An immigration crackdown could have a mixed impact. If it meaningfully reduces the workforce, it could push labor costs higher. At the same time, it could have a favorable impact on the housing market. “Lower immigration could relieve some price pressures on rents,” says Hainlin. However, Hainlin also points out that the interest rate environment also has a significant impact on the availability of single-family homes. Rates remain elevated, with the 10-year U.S. Treasury note hovering near the 4.5% level,6 and average 30-year mortgage rates close to 7%.7
Early market enthusiasm for Trump’s victory may in part reflect the fact that markets generally prospered from 2017 to 2021, during Trump’s first term.
One immediate concern facing Congress and the administration is dealing with the federal budget. The U.S. Department of the Treasury is also bumping up against a debt ceiling limit (set by Congress) that affects its ability to issue Treasury debt to fund government operations. Congress will need to address that issue, as well as the 2025 fiscal year budget, which has yet to be approved. Congress must act by March 14, 2025, to either pass a temporary funding measure or approve a final budget.
“At this point, markets have a difficult time pricing to policy, so the focus is still on solid earnings, steady consumer spending and the economy still achieving a soft landing,” says Haworth. “At 2025’s outset, that leaves us with an equity market on solid footing.”
If you have questions, talk with a wealth planning professional. The U.S. Bank Wealth Management team is always here to help.
Between the end of trading on election day, November 5, 2024, through February 3, 2025, the S&P 500 gained 3.7 %, although it experienced periods of significant volatility within that timeframe.1 While some of that may be attributable to investor reaction to election results, other factors have also come into play. The Federal Reserve was in the process of reducing short-term interest rates, generally considered a favorable sign for stocks. In addition, the U.S. economy continued to show persistent strength with the labor market holding up well, helping consumers maintain elevated spending levels. This contributed to continued corporate profit growth, a key stock market driver.
Investors tend to assess a variety of factors. Federal government policy, often driven in large part by the President, is only one of those factors. Another major story boosting markets is that the U.S. economy in 2024 grew at a 2.8% annualized rate, considered a reasonable expansion pace in a high-interest rate environment.8 Consumer spending helped fuel economic growth, which in turn benefited corporations, that continue to experience solid profit growth.

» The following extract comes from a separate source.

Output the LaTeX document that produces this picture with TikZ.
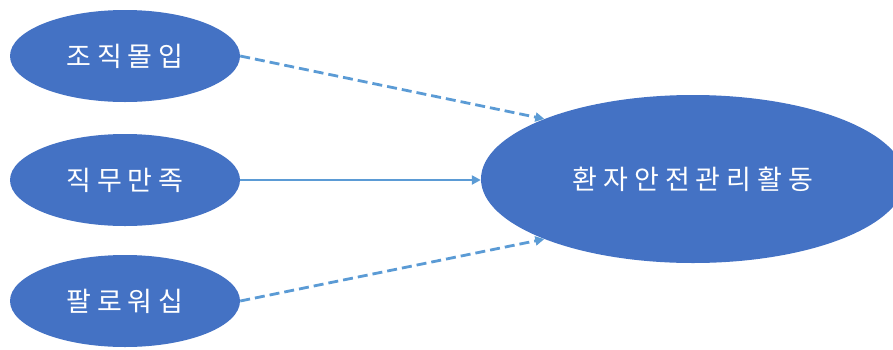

As President Joe Biden’s term wraps up, the market’s performance is comparable to that generated by markets during President Donald Trump’s first term. Through Biden’s four-year term, which ended January 20, 2025, the S&P 500 gained 57.85%. In Trump’s first term, the S&P 500 gained nearly 68%. While that was impressive, since 1980, Trump’s first-term record ranks as only the fifth-best market return during a four-year presidential term. The top-performing markets over four-year presidential terms during that span were: (1) Bill Clinton, 1993-1997, + 77.68%; (2) Clinton again, 1997-2001, +72.97%; (3) Barack Obama, 2009-2013, 74.80%; and (4) Ronald Reagan, 1985-1989, +68.05%.